[EXERCISE] Print, please, exactly and only the lines between the line holding "Give me the" and the line holding "const chart = echarts.init(document.getElementById('main'));", inclusive, omitting any pictures.

═══ MATERIAL PROVIDED

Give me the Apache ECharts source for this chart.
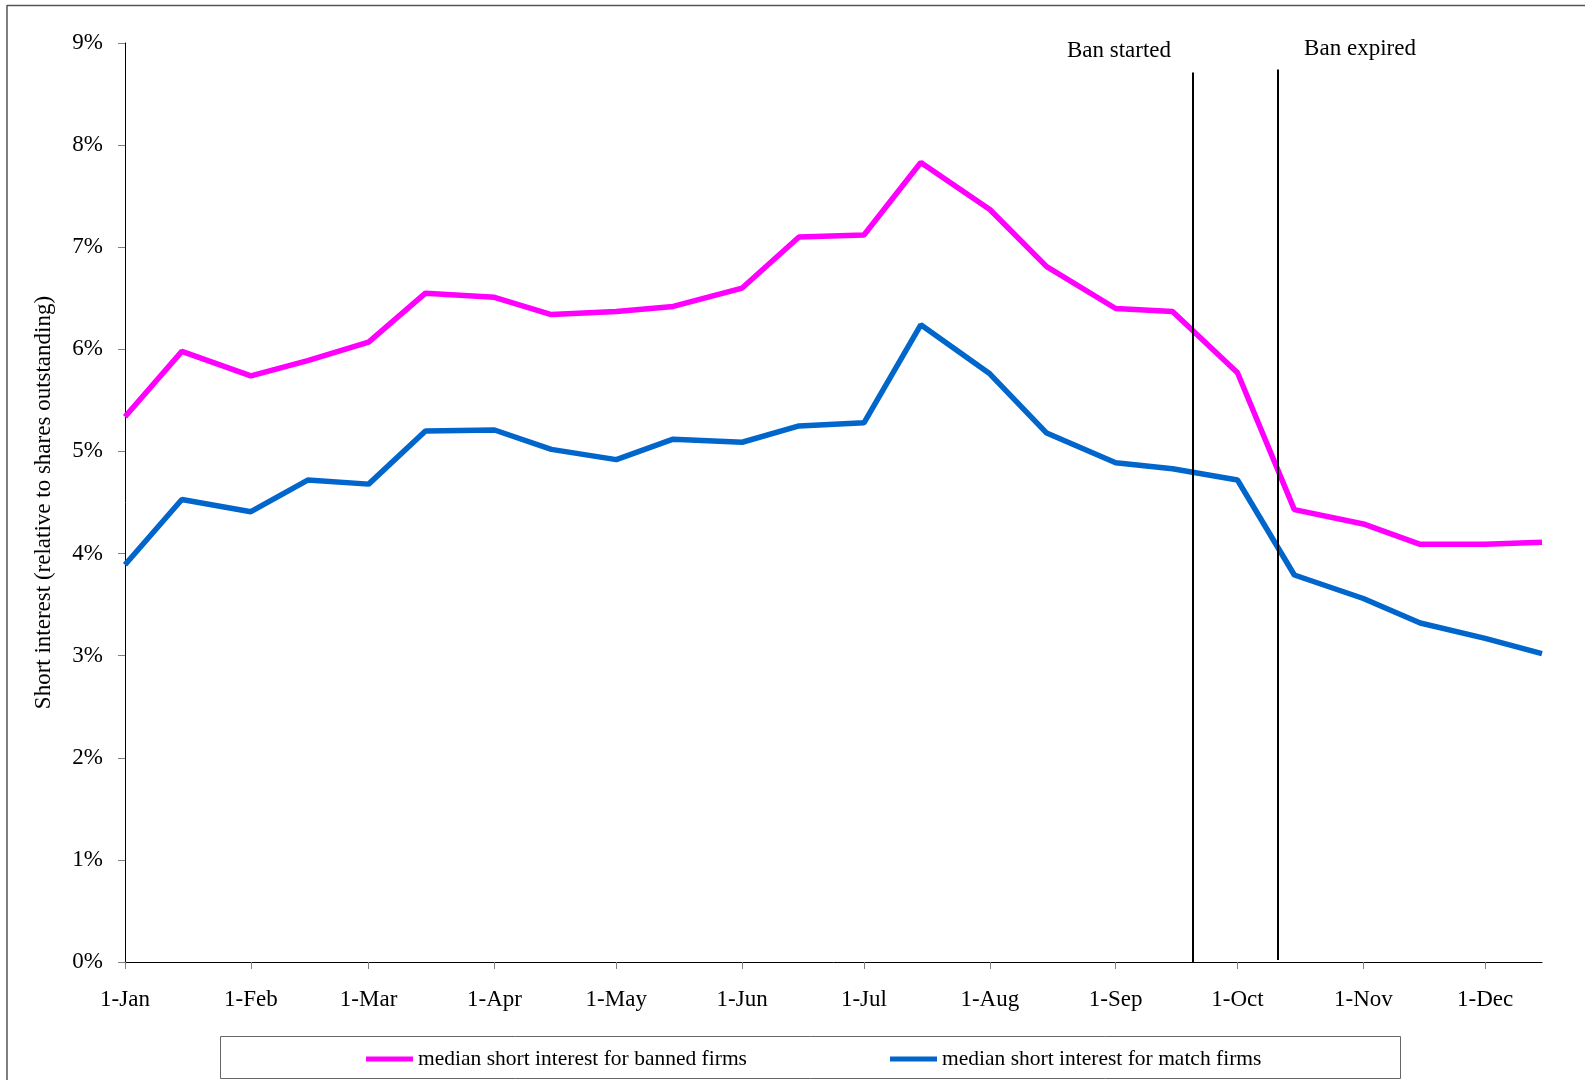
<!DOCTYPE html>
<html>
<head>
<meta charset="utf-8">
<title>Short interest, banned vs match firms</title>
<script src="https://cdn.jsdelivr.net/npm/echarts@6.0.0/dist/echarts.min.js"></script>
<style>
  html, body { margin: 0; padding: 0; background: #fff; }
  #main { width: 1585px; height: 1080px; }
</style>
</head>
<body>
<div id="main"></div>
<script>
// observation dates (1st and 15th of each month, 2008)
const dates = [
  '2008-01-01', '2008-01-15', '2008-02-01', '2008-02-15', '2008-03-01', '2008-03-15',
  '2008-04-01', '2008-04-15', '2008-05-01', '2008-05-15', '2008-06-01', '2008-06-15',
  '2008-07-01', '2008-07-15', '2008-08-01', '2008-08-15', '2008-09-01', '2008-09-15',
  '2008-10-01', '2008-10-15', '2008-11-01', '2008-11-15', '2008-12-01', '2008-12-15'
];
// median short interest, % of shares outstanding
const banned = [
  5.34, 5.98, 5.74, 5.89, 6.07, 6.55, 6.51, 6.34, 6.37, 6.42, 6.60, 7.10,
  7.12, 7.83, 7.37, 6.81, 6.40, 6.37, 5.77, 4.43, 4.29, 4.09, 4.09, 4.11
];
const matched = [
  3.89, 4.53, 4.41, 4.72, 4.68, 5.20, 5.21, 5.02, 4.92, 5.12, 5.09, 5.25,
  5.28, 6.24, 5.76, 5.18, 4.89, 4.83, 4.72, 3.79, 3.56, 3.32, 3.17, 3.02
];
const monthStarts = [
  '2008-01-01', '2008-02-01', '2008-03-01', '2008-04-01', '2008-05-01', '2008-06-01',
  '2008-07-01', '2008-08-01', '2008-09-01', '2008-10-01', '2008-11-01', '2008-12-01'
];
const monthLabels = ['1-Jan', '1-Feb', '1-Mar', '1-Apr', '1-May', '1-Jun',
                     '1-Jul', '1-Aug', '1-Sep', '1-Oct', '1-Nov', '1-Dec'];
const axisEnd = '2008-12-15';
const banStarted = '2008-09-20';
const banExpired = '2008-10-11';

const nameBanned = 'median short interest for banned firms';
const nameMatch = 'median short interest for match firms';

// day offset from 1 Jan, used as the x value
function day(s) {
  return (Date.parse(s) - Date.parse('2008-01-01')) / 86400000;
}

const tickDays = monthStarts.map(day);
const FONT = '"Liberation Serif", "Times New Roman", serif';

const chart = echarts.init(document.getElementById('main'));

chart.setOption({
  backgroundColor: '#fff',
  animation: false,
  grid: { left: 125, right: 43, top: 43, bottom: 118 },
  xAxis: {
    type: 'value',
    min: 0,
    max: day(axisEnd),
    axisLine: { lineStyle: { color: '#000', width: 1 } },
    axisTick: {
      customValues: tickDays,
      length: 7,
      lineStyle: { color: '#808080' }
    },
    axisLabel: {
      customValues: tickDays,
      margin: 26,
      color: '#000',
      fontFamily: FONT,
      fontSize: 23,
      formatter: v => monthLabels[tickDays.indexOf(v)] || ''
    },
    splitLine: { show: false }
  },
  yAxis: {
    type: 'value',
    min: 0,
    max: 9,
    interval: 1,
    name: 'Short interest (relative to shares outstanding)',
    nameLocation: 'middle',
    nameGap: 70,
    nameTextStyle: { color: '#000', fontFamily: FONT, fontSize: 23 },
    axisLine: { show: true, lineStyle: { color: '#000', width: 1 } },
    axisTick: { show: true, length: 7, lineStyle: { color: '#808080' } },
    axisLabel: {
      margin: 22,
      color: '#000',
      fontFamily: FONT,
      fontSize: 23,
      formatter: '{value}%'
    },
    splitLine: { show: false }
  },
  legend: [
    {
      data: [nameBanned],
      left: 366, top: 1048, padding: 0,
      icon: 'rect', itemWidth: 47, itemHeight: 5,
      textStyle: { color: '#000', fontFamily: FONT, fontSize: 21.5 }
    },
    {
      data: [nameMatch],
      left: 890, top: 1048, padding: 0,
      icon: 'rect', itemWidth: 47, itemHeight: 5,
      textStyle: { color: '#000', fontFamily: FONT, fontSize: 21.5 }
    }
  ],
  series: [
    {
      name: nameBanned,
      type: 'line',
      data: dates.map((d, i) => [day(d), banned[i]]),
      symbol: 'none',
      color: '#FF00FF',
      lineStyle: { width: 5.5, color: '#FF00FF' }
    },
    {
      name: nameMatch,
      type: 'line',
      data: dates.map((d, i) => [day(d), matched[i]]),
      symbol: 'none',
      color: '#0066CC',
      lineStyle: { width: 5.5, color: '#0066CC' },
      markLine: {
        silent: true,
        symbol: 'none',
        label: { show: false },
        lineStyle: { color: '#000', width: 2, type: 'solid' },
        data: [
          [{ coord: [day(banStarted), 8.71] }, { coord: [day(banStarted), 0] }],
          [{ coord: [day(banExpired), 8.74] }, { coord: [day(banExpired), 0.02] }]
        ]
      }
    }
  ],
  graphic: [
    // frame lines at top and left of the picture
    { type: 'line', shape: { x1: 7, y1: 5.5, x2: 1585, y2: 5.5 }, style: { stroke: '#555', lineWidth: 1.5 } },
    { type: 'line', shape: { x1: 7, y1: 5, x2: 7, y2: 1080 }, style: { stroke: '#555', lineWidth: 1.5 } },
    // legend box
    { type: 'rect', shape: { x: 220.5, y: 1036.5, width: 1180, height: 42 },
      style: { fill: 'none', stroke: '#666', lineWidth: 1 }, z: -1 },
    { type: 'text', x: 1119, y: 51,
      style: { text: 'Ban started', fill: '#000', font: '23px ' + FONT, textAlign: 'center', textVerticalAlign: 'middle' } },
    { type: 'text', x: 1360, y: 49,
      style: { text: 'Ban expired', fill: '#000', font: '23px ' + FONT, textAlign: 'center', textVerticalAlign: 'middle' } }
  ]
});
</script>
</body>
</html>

══════
═══ MATERIAL PROVIDED

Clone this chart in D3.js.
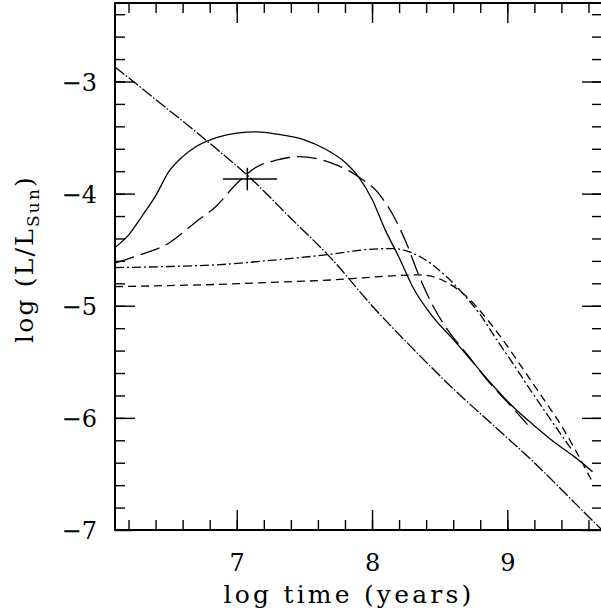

══════

[OUTPUT FOR THIS EXERCISE]
Give me the Apache ECharts source for this chart.
<!DOCTYPE html>
<html>
<head>
<meta charset="utf-8">
<title>Short interest, banned vs match firms</title>
<script src="https://cdn.jsdelivr.net/npm/echarts@6.0.0/dist/echarts.min.js"></script>
<style>
  html, body { margin: 0; padding: 0; background: #fff; }
  #main { width: 1585px; height: 1080px; }
</style>
</head>
<body>
<div id="main"></div>
<script>
// observation dates (1st and 15th of each month, 2008)
const dates = [
  '2008-01-01', '2008-01-15', '2008-02-01', '2008-02-15', '2008-03-01', '2008-03-15',
  '2008-04-01', '2008-04-15', '2008-05-01', '2008-05-15', '2008-06-01', '2008-06-15',
  '2008-07-01', '2008-07-15', '2008-08-01', '2008-08-15', '2008-09-01', '2008-09-15',
  '2008-10-01', '2008-10-15', '2008-11-01', '2008-11-15', '2008-12-01', '2008-12-15'
];
// median short interest, % of shares outstanding
const banned = [
  5.34, 5.98, 5.74, 5.89, 6.07, 6.55, 6.51, 6.34, 6.37, 6.42, 6.60, 7.10,
  7.12, 7.83, 7.37, 6.81, 6.40, 6.37, 5.77, 4.43, 4.29, 4.09, 4.09, 4.11
];
const matched = [
  3.89, 4.53, 4.41, 4.72, 4.68, 5.20, 5.21, 5.02, 4.92, 5.12, 5.09, 5.25,
  5.28, 6.24, 5.76, 5.18, 4.89, 4.83, 4.72, 3.79, 3.56, 3.32, 3.17, 3.02
];
const monthStarts = [
  '2008-01-01', '2008-02-01', '2008-03-01', '2008-04-01', '2008-05-01', '2008-06-01',
  '2008-07-01', '2008-08-01', '2008-09-01', '2008-10-01', '2008-11-01', '2008-12-01'
];
const monthLabels = ['1-Jan', '1-Feb', '1-Mar', '1-Apr', '1-May', '1-Jun',
                     '1-Jul', '1-Aug', '1-Sep', '1-Oct', '1-Nov', '1-Dec'];
const axisEnd = '2008-12-15';
const banStarted = '2008-09-20';
const banExpired = '2008-10-11';

const nameBanned = 'median short interest for banned firms';
const nameMatch = 'median short interest for match firms';

// day offset from 1 Jan, used as the x value
function day(s) {
  return (Date.parse(s) - Date.parse('2008-01-01')) / 86400000;
}

const tickDays = monthStarts.map(day);
const FONT = '"Liberation Serif", "Times New Roman", serif';

const chart = echarts.init(document.getElementById('main'));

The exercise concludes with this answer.